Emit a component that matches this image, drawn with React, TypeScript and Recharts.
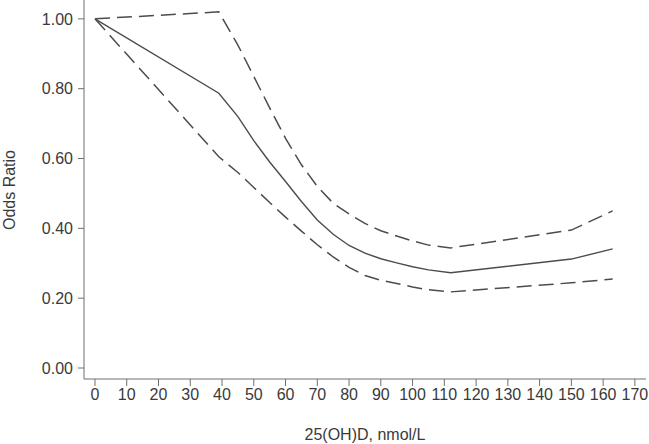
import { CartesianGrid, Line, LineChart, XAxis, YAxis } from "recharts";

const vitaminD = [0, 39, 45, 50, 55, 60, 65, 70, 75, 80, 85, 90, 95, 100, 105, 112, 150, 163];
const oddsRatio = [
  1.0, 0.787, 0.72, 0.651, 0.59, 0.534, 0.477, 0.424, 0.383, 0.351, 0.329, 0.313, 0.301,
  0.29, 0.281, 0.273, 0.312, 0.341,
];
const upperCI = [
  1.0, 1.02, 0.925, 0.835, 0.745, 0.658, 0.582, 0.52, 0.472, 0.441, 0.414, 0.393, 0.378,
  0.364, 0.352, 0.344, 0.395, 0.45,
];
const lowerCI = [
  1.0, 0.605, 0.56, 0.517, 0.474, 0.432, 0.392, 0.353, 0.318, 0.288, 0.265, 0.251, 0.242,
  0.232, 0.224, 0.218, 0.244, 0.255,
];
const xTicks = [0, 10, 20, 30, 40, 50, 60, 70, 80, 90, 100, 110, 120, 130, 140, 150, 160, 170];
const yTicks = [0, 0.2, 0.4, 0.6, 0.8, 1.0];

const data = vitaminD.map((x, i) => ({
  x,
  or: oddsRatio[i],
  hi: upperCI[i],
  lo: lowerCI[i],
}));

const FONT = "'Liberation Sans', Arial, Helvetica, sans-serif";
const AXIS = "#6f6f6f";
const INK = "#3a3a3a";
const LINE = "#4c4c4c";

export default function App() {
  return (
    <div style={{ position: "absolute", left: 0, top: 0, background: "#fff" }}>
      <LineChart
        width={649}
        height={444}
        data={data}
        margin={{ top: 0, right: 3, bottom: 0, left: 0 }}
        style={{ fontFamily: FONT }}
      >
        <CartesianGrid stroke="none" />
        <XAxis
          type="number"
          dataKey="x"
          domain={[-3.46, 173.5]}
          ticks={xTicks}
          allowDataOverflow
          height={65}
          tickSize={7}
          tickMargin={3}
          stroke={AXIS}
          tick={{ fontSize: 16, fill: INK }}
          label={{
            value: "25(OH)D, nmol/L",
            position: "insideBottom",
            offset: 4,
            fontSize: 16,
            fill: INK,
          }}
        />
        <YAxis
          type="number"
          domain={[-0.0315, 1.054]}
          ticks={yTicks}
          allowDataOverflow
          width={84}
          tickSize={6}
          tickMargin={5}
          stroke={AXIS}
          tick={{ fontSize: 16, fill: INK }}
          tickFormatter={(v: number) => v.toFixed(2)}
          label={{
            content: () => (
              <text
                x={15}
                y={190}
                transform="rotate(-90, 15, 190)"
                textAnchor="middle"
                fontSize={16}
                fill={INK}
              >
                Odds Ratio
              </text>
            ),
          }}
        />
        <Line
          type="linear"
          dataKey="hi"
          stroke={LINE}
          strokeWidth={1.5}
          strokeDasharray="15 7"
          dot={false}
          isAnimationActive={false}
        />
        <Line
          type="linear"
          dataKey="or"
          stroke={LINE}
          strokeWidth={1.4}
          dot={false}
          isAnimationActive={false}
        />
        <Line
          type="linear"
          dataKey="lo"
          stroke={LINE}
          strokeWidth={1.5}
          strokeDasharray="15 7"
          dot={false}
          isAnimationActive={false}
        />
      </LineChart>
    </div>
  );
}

────────

Objective
Skip the pictures, please, and transcribe only the lines from the beginning of the material through the one that contains "LineChart, XAxis, YAxis".

Solution for this problem
Emit a component that matches this image, drawn with React, TypeScript and Recharts.
import { CartesianGrid, Line, LineChart, XAxis, YAxis } from "recharts";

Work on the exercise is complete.